Crash analysis after overheating

Colonel_Panic

Limp Gawd
Joined
Oct 5, 2009
Messages
328
My workstation (specs in signature) is cooled with 2x Zalman Reserator 1 towers, and this week here in Ottawa we've been seeing temperatures in the mid 30 C (85-90 F) which means the ambient temperature is about 31 C.

Normally when I do gaming or anything intensive the water temperature hits a max of about 35C. Today I hit 41C and the computer BSODed twice during different games of Starcraft 2. According to WhoCrashed, the problem was caused by ntoskrnl.exe and had the error DRIVER_IRQL_NOT_LESS_OR_EQUAL. Could this be overheating? I watched the CPU temps as I played and they didn't reach over 70C.

After your computer crashes, what crash log data can point to overheating? I'm thinking I need to help the computer out with some active cooling fans.
 
That is usually literally a driver crash. 41c coolant temperature is NOT HOT/ with active cooling my coolant temps can go to 40-45 max and that is with 3 GPUs in loop. I have no stability issues at all. Just update your motherboard, vga, and sound drivers to the latest versions. Maybe that will help?
 
Thanks for the reply.
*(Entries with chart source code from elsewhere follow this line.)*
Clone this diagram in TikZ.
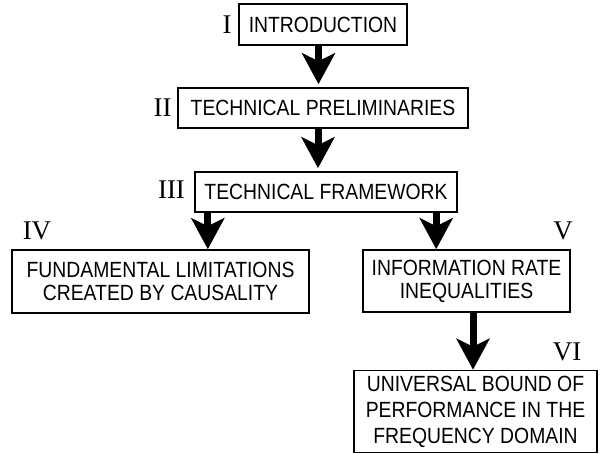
\documentclass[tikz,border=0pt]{standalone}
\usepackage{fontspec}
\setmainfont{Liberation Sans}[FakeStretch=0.88]
\newfontfamily\numfont{Liberation Serif}
\usetikzlibrary{arrows.meta}
\begin{document}
\begin{tikzpicture}[x=1pt,y=-1pt,
  box/.style={draw,line width=1.6pt,align=center,inner sep=0pt,
    font=\fontsize{22}{23}\selectfont},
  numlabel/.style={font=\numfont\fontsize{27}{27}\selectfont,inner sep=0pt},
  bigarrow/.style={line width=7pt,-{Stealth[length=31pt,width=33pt,inset=8pt]}}]
\useasboundingbox (0,0) rectangle (601,454);
\node[box,minimum width=168pt,minimum height=41pt] (intro) at (323,24.5) {INTRODUCTION};
\node[box,minimum width=290pt,minimum height=40pt] (prelim) at (323,108) {TECHNICAL PRELIMINARIES};
\node[box,minimum width=262pt,minimum height=40pt] (frame) at (326,192) {TECHNICAL FRAMEWORK};
\node[box,minimum width=297pt,minimum height=63pt] (fund) at (160.5,281.5) {FUNDAMENTAL LIMITATIONS\\CREATED BY CAUSALITY};
\node[box,minimum width=207pt,minimum height=62pt] (info) at (466.5,281) {INFORMATION RATE\\INEQUALITIES};
\node[box,minimum width=243pt,minimum height=82pt,font=\fontsize{22}{26}\selectfont] (univ) at (475.5,411.5) {UNIVERSAL BOUND OF\\PERFORMANCE IN THE\\FREQUENCY DOMAIN};
\node[numlabel] (l1) at (227,25) {I};
\node[numlabel] (l2) at (162.5,108) {II};
\node[numlabel] (l3) at (171.5,190) {III};
\node[numlabel] (l4) at (37,231) {IV};
\node[numlabel] (l5) at (563,231) {V};
\node[numlabel] (l6) at (567,352) {VI};
\draw[bigarrow,shorten >=3pt] ([xshift=-4.5pt]intro.south) -- ([xshift=-4.5pt]intro.south |- prelim.north);
\draw[bigarrow,shorten >=3pt] ([xshift=-5pt]prelim.south) -- ([xshift=-5pt]prelim.south |- frame.north);
\draw[bigarrow] (frame.south -| fund.north east) ++(-102pt,0) coordinate (s3) -- (s3 |- fund.north);
\draw[bigarrow] (frame.south -| info.north west) ++(74pt,0) coordinate (s4) -- (s4 |- info.north);
\draw[bigarrow] ([xshift=6.5pt]info.south) -- ([xshift=6.5pt]info.south |- univ.north);
\end{tikzpicture}
\end{document}
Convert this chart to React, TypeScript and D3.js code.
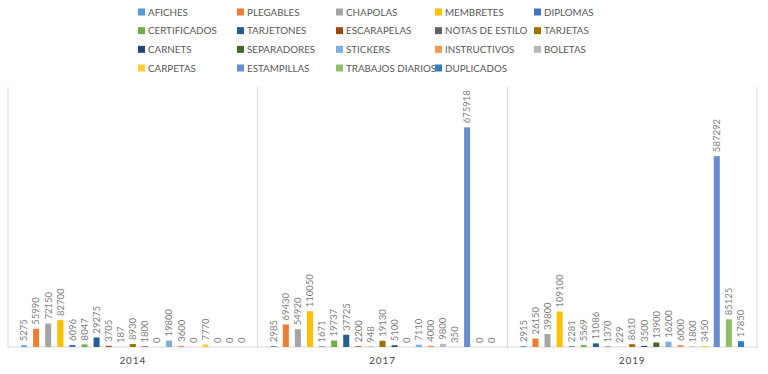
import * as d3 from "d3";

const SERIES = [
  "AFICHES", "PLEGABLES", "CHAPOLAS", "MEMBRETES", "DIPLOMAS",
  "CERTIFICADOS", "TARJETONES", "ESCARAPELAS", "NOTAS DE ESTILO", "TARJETAS",
  "CARNETS", "SEPARADORES", "STICKERS", "INSTRUCTIVOS", "BOLETAS",
  "CARPETAS", "ESTAMPILLAS", "TRABAJOS DIARIOS", "DUPLICADOS",
];

const COLORS = [
  "#5B9BD5", "#ED7D31", "#A5A5A5", "#FFC000", "#4472C4",
  "#70AD47", "#255E91", "#9E480E", "#636363", "#997300",
  "#264478", "#43682B", "#7CAFDD", "#F1975A", "#B7B7B7",
  "#FFCD33", "#698ED0", "#8CC168", "#327DC2",
];

const YEARS = ["2014", "2017", "2019"];

const V2014 = [5275, 55990, 72150, 82700, 6096, 8047, 29275, 3705, 187, 8930, 1800, 0, 19800, 3600, 0, 7770, 0, 0, 0];
const V2017 = [2985, 69430, 54920, 110050, 1671, 19737, 37725, 2200, 948, 19130, 5100, 0, 7110, 4000, 9800, 350, 675918, 0, 0];
const V2019 = [2915, 26150, 39800, 109100, 2281, 5569, 11086, 1370, 229, 8610, 3500, 13900, 16200, 6000, 1800, 3450, 587292, 85125, 17850];

const VALUES = [V2014, V2017, V2019];

const W = 768;
const H = 374;
const plot = { left: 8, right: 757, top: 87, bottom: 347 };
const FONT = "Lato, 'Open Sans', sans-serif";

export default function App() {
  const x0 = d3.scaleBand<string>().domain(YEARS).range([plot.left, plot.right]).padding(0);
  const x1 = d3
    .scaleBand<string>()
    .domain(SERIES)
    .range([10, x0.bandwidth() - 10])
    .padding(0);
  const y = d3.scaleLinear().domain([0, 800000]).range([plot.bottom, plot.top]);
  const barW = x1.bandwidth() * 0.5;

  // legend: 5 columns, 4 rows
  const legX = d3.scaleLinear().domain([0, 4]).range([138, 534]);
  const legY = d3.scaleLinear().domain([0, 3]).range([12, 68]);

  return (
    <svg
      width={W}
      height={H}
      style={{ position: "absolute", left: 0, top: 0, background: "#fff" }}
      fontFamily={FONT}
    >
      {/* legend */}
      {SERIES.map((s, i) => {
        const col = i % 5;
        const row = Math.floor(i / 5);
        return (
          <g key={s} transform={`translate(${legX(col)},${legY(row)})`}>
            <rect x={0} y={-3.5} width={7} height={7} fill={COLORS[i]} />
            <text x={10} dy="0.36em" fontSize={9.8} fill="#595959">
              {s}
            </text>
          </g>
        );
      })}

      {/* frame: left edge, group separators, baseline */}
      {YEARS.map((yr) => (
        <line
          key={"sep" + yr}
          x1={(x0(yr) ?? 0) + x0.bandwidth()}
          x2={(x0(yr) ?? 0) + x0.bandwidth()}
          y1={plot.top}
          y2={plot.bottom + 2}
          stroke="#d9d9d9"
        />
      ))}
      <line x1={plot.left} x2={plot.left} y1={plot.top} y2={plot.bottom + 2} stroke="#d9d9d9" />
      <line x1={plot.left} x2={plot.right} y1={plot.bottom} y2={plot.bottom} stroke="#d9d9d9" />

      {/* bars and labels */}
      {YEARS.map((yr, gi) => (
        <g key={yr} transform={`translate(${x0(yr)},0)`}>
          {SERIES.map((s, i) => {
            const v = VALUES[gi][i];
            const cx = (x1(s) ?? 0) + x1.bandwidth() / 2;
            return (
              <g key={s}>
                <rect
                  x={cx - barW / 2}
                  y={y(v)}
                  width={barW}
                  height={plot.bottom - y(v)}
                  fill={COLORS[i]}
                />
                <text
                  transform={`translate(${cx},${y(v) - 4}) rotate(-90)`}
                  dy="0.35em"
                  fontSize={9.5}
                  fill="#7f7f7f"
                >
                  {v}
                </text>
              </g>
            );
          })}
          <text
            x={x0.bandwidth() / 2}
            y={364}
            textAnchor="middle"
            fontSize={10}
            fontWeight={500}
            letterSpacing={0.9}
            fill="#595959"
          >
            {yr}
          </text>
        </g>
      ))}
    </svg>
  );
}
My GTX470 was overclocked with EVGA Precision to 675 MHz, so I dialed it back to 650. Drivers are updated, as far as I can tell, but I'll do another check. The earlier crash had an error of "ATTEMPTED_EXECUTE_OF_NOEXECUTE_MEMORY" so I'll keep looking around.

What kind of temperatures might cause the CPU to call it quits and reboot?
 
I did a BIOS update and reset some of the mobo settings and I think the problem may have been insufficient voltage to the CPU. I set the BCLK to what it was before, then left voltage to AUTO it the board set the voltage higher than what I had it originally, so I'll do a little testing on this and see how it stands up.
 
CPU's generally do not reboot due to high temperatures. Reboots are caused by unstable overclocks. Higher temperatures usually also mean that you need more voltage to stabilize the same overclock. What may be stable in the winter is probably not stable in the summer, provided you don't have air conditioning maintaining the same temperatures.

Once CPU's hit a certain temperature limit, they automatically downclock to lower temperatures.